◆ What is being asked
Transcribe the listing verbatim. Do not carry over any pictures.

>> START Data excerpt

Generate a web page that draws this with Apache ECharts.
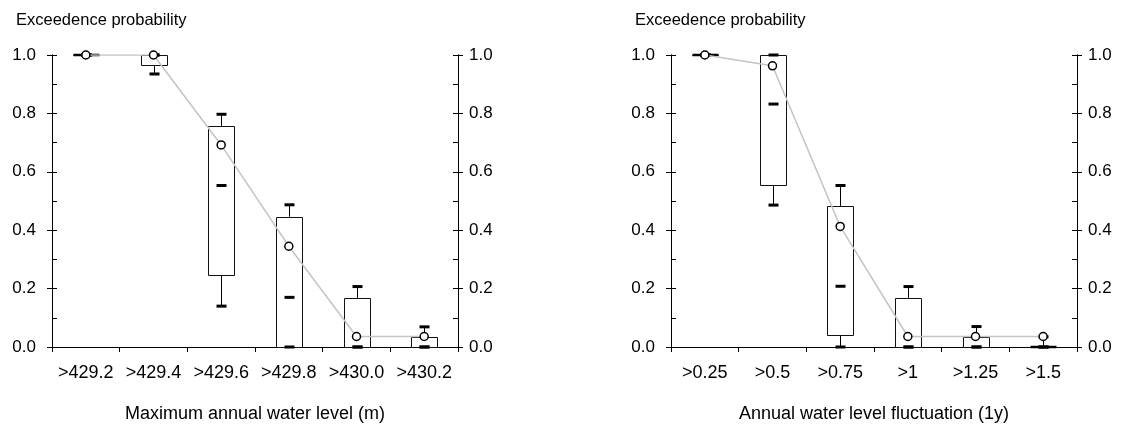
<!DOCTYPE html>
<html>
<head>
<meta charset="utf-8">
<script src="https://cdn.jsdelivr.net/npm/echarts@6/dist/echarts.min.js"></script>
<style>
html,body{margin:0;padding:0;background:#fff;}
#chart{width:1127px;height:434px;}
</style>
</head>
<body>
<div id="chart"></div>
<script>
// ---- Data: left panel (Maximum annual water level) ----
const cats1 = ['>429.2', '>429.4', '>429.6', '>429.8', '>430.0', '>430.2'];
const whiskerLow1  = [1.0, 0.935, 0.14, 0, 0, 0];
const q1_1         = [1.0, 0.967, 0.245, 0, 0, 0];
const median1      = [1.0, 1.0, 0.553, 0.17, 0, 0];
const q3_1         = [1.0, 1.0, 0.757, 0.446, 0.168, 0.034];
const whiskerHigh1 = [1.0, 1.0, 0.797, 0.487, 0.207, 0.069];
const mean1        = [1.0, 1.0, 0.692, 0.345, 0.036, 0.036];

// ---- Data: right panel (Annual water level fluctuation) ----
const cats2 = ['>0.25', '>0.5', '>0.75', '>1', '>1.25', '>1.5'];
const whiskerLow2  = [1.0, 0.486, 0, 0, 0, 0];
const q1_2         = [1.0, 0.555, 0.04, 0, 0, 0];
const median2      = [1.0, 0.832, 0.208, 0, 0, 0];
const q3_2         = [1.0, 1.0, 0.483, 0.168, 0.034, 0];
const whiskerHigh2 = [1.0, 1.0, 0.553, 0.207, 0.07, 0.035];
const mean2        = [1.0, 0.963, 0.413, 0.036, 0.036, 0.036];

const yTicks = [0.0, 0.2, 0.4, 0.6, 0.8, 1.0];
const yTitle = 'Exceedence probability';
const xTitle1 = 'Maximum annual water level (m)';
const xTitle2 = 'Annual water level fluctuation (1y)';

const FONT = '"Liberation Sans", Arial, Helvetica, sans-serif';

function boxData(cats, wl, q1, med, q3, wh) {
  return cats.map((c, i) => [i, wl[i], q1[i], med[i], q3[i], wh[i]]);
}

function renderBox(params, api) {
  const x = api.value(0);
  const pWl = api.coord([x, api.value(1)]);
  const pQ1 = api.coord([x, api.value(2)]);
  const pMed = api.coord([x, api.value(3)]);
  const pQ3 = api.coord([x, api.value(4)]);
  const pWh = api.coord([x, api.value(5)]);
  const cx = Math.round(pQ1[0]) + 0.5;
  const bw = Math.round(api.size([1, 0])[0] * 0.38);
  const dw = 10, dh = 3;
  const stroke = {stroke: '#000', lineWidth: 1, fill: null};
  const children = [];
  children.push({type: 'line', shape: {x1: cx, y1: pQ3[1], x2: cx, y2: pWh[1]}, style: stroke});
  children.push({type: 'line', shape: {x1: cx, y1: pQ1[1], x2: cx, y2: pWl[1]}, style: stroke});
  const top = Math.round(pQ3[1]) + 0.5;
  const bot = Math.round(pQ1[1]) + 0.5;
  children.push({type: 'rect', shape: {x: cx - bw / 2, y: top, width: bw, height: bot - top},
    style: {stroke: '#111', lineWidth: 1, fill: '#fff'}});
  if (api.value(2) === api.value(4)) {
    children.push({type: 'rect', shape: {x: cx - bw / 2, y: pQ1[1] - 1.25, width: bw, height: 2.5},
      style: {fill: '#000'}});
  }
  [pWl, pWh, pMed].forEach(p => {
    children.push({type: 'rect', shape: {x: cx - dw / 2, y: p[1] - dh / 2, width: dw, height: dh},
      style: {fill: '#000'}});
  });
  return {type: 'group', children: children};
}

const gridW = 406, gridH = 292, gridTop = 55;
const grids = [
  {left: 52, top: gridTop, width: gridW, height: gridH},
  {left: 671, top: gridTop, width: gridW, height: gridH}
];

function xAxisFor(idx, cats, name) {
  return {
    type: 'category', gridIndex: idx, data: cats, boundaryGap: true,
    name: name, nameLocation: 'middle', nameGap: 58,
    nameTextStyle: {fontFamily: FONT, fontSize: 18, color: '#000'},
    axisLine: {show: true, onZero: false, lineStyle: {color: '#000', width: 1}},
    axisTick: {show: true, inside: false, length: 5, interval: 0, lineStyle: {color: '#000'}},
    axisLabel: {fontFamily: FONT, fontSize: 18, color: '#000', margin: 17, interval: 0, hideOverlap: false},
    splitLine: {show: false}
  };
}

function yAxisFor(idx, pos, labels, inside) {
  return {
    type: 'value', gridIndex: idx, position: pos, min: 0, max: 1, interval: 0.2,
    axisLine: {show: true, lineStyle: {color: '#000', width: 1}},
    axisTick: {show: true, inside: inside, length: 5, lineStyle: {color: '#000'}},
    minorTick: {show: inside, splitNumber: 2, length: 5, lineStyle: {color: '#000'}},
    axisLabel: {show: labels, fontFamily: FONT, fontSize: 17, color: '#000',
      margin: pos === 'left' ? 16 : 11,
      formatter: v => yTicks.find(t => Math.abs(t - v) < 1e-9).toFixed(1)},
    splitLine: {show: false}
  };
}

const option = {
  backgroundColor: '#fff',
  animation: false,
  title: [
    {text: yTitle, left: 11, top: 7, textStyle: {fontFamily: FONT, fontSize: 16.5, fontWeight: 'normal', color: '#000'}},
    {text: yTitle, left: 630, top: 7, textStyle: {fontFamily: FONT, fontSize: 16.5, fontWeight: 'normal', color: '#000'}}
  ],
  grid: grids,
  xAxis: [xAxisFor(0, cats1, xTitle1), xAxisFor(1, cats2, xTitle2)],
  yAxis: [
    yAxisFor(0, 'left', true, false),
    yAxisFor(0, 'right', true, false),
    yAxisFor(0, 'left', false, true),
    yAxisFor(0, 'right', false, true),
    yAxisFor(1, 'left', true, false),
    yAxisFor(1, 'right', true, false),
    yAxisFor(1, 'left', false, true),
    yAxisFor(1, 'right', false, true)
  ],
  series: [
    {type: 'custom', xAxisIndex: 0, yAxisIndex: 0, z: 2, renderItem: renderBox,
      encode: {x: 0, y: [1, 2, 3, 4, 5]}, data: boxData(cats1, whiskerLow1, q1_1, median1, q3_1, whiskerHigh1)},
    {type: 'custom', xAxisIndex: 1, yAxisIndex: 4, z: 2, renderItem: renderBox,
      encode: {x: 0, y: [1, 2, 3, 4, 5]}, data: boxData(cats2, whiskerLow2, q1_2, median2, q3_2, whiskerHigh2)},
    {type: 'line', xAxisIndex: 0, yAxisIndex: 0, z: 5, data: mean1, symbol: 'circle', symbolSize: 8,
      lineStyle: {color: '#c4c4c4', width: 1.5},
      itemStyle: {color: '#fff', borderColor: '#000', borderWidth: 1.5}},
    {type: 'line', xAxisIndex: 1, yAxisIndex: 4, z: 5, data: mean2, symbol: 'circle', symbolSize: 8,
      lineStyle: {color: '#c4c4c4', width: 1.5},
      itemStyle: {color: '#fff', borderColor: '#000', borderWidth: 1.5}}
  ]
};

const chart = echarts.init(document.getElementById('chart'), null, {renderer: 'canvas'});
chart.setOption(option);
</script>
</body>
</html>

>> END Data excerpt

◆ Worked solution
Generate a web page that draws this with Apache ECharts.
<!DOCTYPE html>
<html>
<head>
<meta charset="utf-8">
<script src="https://cdn.jsdelivr.net/npm/echarts@6/dist/echarts.min.js"></script>
<style>
html,body{margin:0;padding:0;background:#fff;}
#chart{width:1127px;height:434px;}
</style>
</head>
<body>
<div id="chart"></div>
<script>
// ---- Data: left panel (Maximum annual water level) ----
const cats1 = ['>429.2', '>429.4', '>429.6', '>429.8', '>430.0', '>430.2'];
const whiskerLow1  = [1.0, 0.935, 0.14, 0, 0, 0];
const q1_1         = [1.0, 0.967, 0.245, 0, 0, 0];
const median1      = [1.0, 1.0, 0.553, 0.17, 0, 0];
const q3_1         = [1.0, 1.0, 0.757, 0.446, 0.168, 0.034];
const whiskerHigh1 = [1.0, 1.0, 0.797, 0.487, 0.207, 0.069];
const mean1        = [1.0, 1.0, 0.692, 0.345, 0.036, 0.036];

// ---- Data: right panel (Annual water level fluctuation) ----
const cats2 = ['>0.25', '>0.5', '>0.75', '>1', '>1.25', '>1.5'];
const whiskerLow2  = [1.0, 0.486, 0, 0, 0, 0];
const q1_2         = [1.0, 0.555, 0.04, 0, 0, 0];
const median2      = [1.0, 0.832, 0.208, 0, 0, 0];
const q3_2         = [1.0, 1.0, 0.483, 0.168, 0.034, 0];
const whiskerHigh2 = [1.0, 1.0, 0.553, 0.207, 0.07, 0.035];
const mean2        = [1.0, 0.963, 0.413, 0.036, 0.036, 0.036];

const yTicks = [0.0, 0.2, 0.4, 0.6, 0.8, 1.0];
const yTitle = 'Exceedence probability';
const xTitle1 = 'Maximum annual water level (m)';
const xTitle2 = 'Annual water level fluctuation (1y)';

const FONT = '"Liberation Sans", Arial, Helvetica, sans-serif';

function boxData(cats, wl, q1, med, q3, wh) {
  return cats.map((c, i) => [i, wl[i], q1[i], med[i], q3[i], wh[i]]);
}

function renderBox(params, api) {
  const x = api.value(0);
  const pWl = api.coord([x, api.value(1)]);
  const pQ1 = api.coord([x, api.value(2)]);
  const pMed = api.coord([x, api.value(3)]);
  const pQ3 = api.coord([x, api.value(4)]);
  const pWh = api.coord([x, api.value(5)]);
  const cx = Math.round(pQ1[0]) + 0.5;
  const bw = Math.round(api.size([1, 0])[0] * 0.38);
  const dw = 10, dh = 3;
  const stroke = {stroke: '#000', lineWidth: 1, fill: null};
  const children = [];
  children.push({type: 'line', shape: {x1: cx, y1: pQ3[1], x2: cx, y2: pWh[1]}, style: stroke});
  children.push({type: 'line', shape: {x1: cx, y1: pQ1[1], x2: cx, y2: pWl[1]}, style: stroke});
  const top = Math.round(pQ3[1]) + 0.5;
  const bot = Math.round(pQ1[1]) + 0.5;
  children.push({type: 'rect', shape: {x: cx - bw / 2, y: top, width: bw, height: bot - top},
    style: {stroke: '#111', lineWidth: 1, fill: '#fff'}});
  if (api.value(2) === api.value(4)) {
    children.push({type: 'rect', shape: {x: cx - bw / 2, y: pQ1[1] - 1.25, width: bw, height: 2.5},
      style: {fill: '#000'}});
  }
  [pWl, pWh, pMed].forEach(p => {
    children.push({type: 'rect', shape: {x: cx - dw / 2, y: p[1] - dh / 2, width: dw, height: dh},
      style: {fill: '#000'}});
  });
  return {type: 'group', children: children};
}

const gridW = 406, gridH = 292, gridTop = 55;
const grids = [
  {left: 52, top: gridTop, width: gridW, height: gridH},
  {left: 671, top: gridTop, width: gridW, height: gridH}
];

function xAxisFor(idx, cats, name) {
  return {
    type: 'category', gridIndex: idx, data: cats, boundaryGap: true,
    name: name, nameLocation: 'middle', nameGap: 58,
    nameTextStyle: {fontFamily: FONT, fontSize: 18, color: '#000'},
    axisLine: {show: true, onZero: false, lineStyle: {color: '#000', width: 1}},
    axisTick: {show: true, inside: false, length: 5, interval: 0, lineStyle: {color: '#000'}},
    axisLabel: {fontFamily: FONT, fontSize: 18, color: '#000', margin: 17, interval: 0, hideOverlap: false},
    splitLine: {show: false}
  };
}

function yAxisFor(idx, pos, labels, inside) {
  return {
    type: 'value', gridIndex: idx, position: pos, min: 0, max: 1, interval: 0.2,
    axisLine: {show: true, lineStyle: {color: '#000', width: 1}},
    axisTick: {show: true, inside: inside, length: 5, lineStyle: {color: '#000'}},
    minorTick: {show: inside, splitNumber: 2, length: 5, lineStyle: {color: '#000'}},
    axisLabel: {show: labels, fontFamily: FONT, fontSize: 17, color: '#000',
      margin: pos === 'left' ? 16 : 11,
      formatter: v => yTicks.find(t => Math.abs(t - v) < 1e-9).toFixed(1)},
    splitLine: {show: false}
  };
}

const option = {
  backgroundColor: '#fff',
  animation: false,
  title: [
    {text: yTitle, left: 11, top: 7, textStyle: {fontFamily: FONT, fontSize: 16.5, fontWeight: 'normal', color: '#000'}},
    {text: yTitle, left: 630, top: 7, textStyle: {fontFamily: FONT, fontSize: 16.5, fontWeight: 'normal', color: '#000'}}
  ],
  grid: grids,
  xAxis: [xAxisFor(0, cats1, xTitle1), xAxisFor(1, cats2, xTitle2)],
  yAxis: [
    yAxisFor(0, 'left', true, false),
    yAxisFor(0, 'right', true, false),
    yAxisFor(0, 'left', false, true),
    yAxisFor(0, 'right', false, true),
    yAxisFor(1, 'left', true, false),
    yAxisFor(1, 'right', true, false),
    yAxisFor(1, 'left', false, true),
    yAxisFor(1, 'right', false, true)
  ],
  series: [
    {type: 'custom', xAxisIndex: 0, yAxisIndex: 0, z: 2, renderItem: renderBox,
      encode: {x: 0, y: [1, 2, 3, 4, 5]}, data: boxData(cats1, whiskerLow1, q1_1, median1, q3_1, whiskerHigh1)},
    {type: 'custom', xAxisIndex: 1, yAxisIndex: 4, z: 2, renderItem: renderBox,
      encode: {x: 0, y: [1, 2, 3, 4, 5]}, data: boxData(cats2, whiskerLow2, q1_2, median2, q3_2, whiskerHigh2)},
    {type: 'line', xAxisIndex: 0, yAxisIndex: 0, z: 5, data: mean1, symbol: 'circle', symbolSize: 8,
      lineStyle: {color: '#c4c4c4', width: 1.5},
      itemStyle: {color: '#fff', borderColor: '#000', borderWidth: 1.5}},
    {type: 'line', xAxisIndex: 1, yAxisIndex: 4, z: 5, data: mean2, symbol: 'circle', symbolSize: 8,
      lineStyle: {color: '#c4c4c4', width: 1.5},
      itemStyle: {color: '#fff', borderColor: '#000', borderWidth: 1.5}}
  ]
};

const chart = echarts.init(document.getElementById('chart'), null, {renderer: 'canvas'});
chart.setOption(option);
</script>
</body>
</html>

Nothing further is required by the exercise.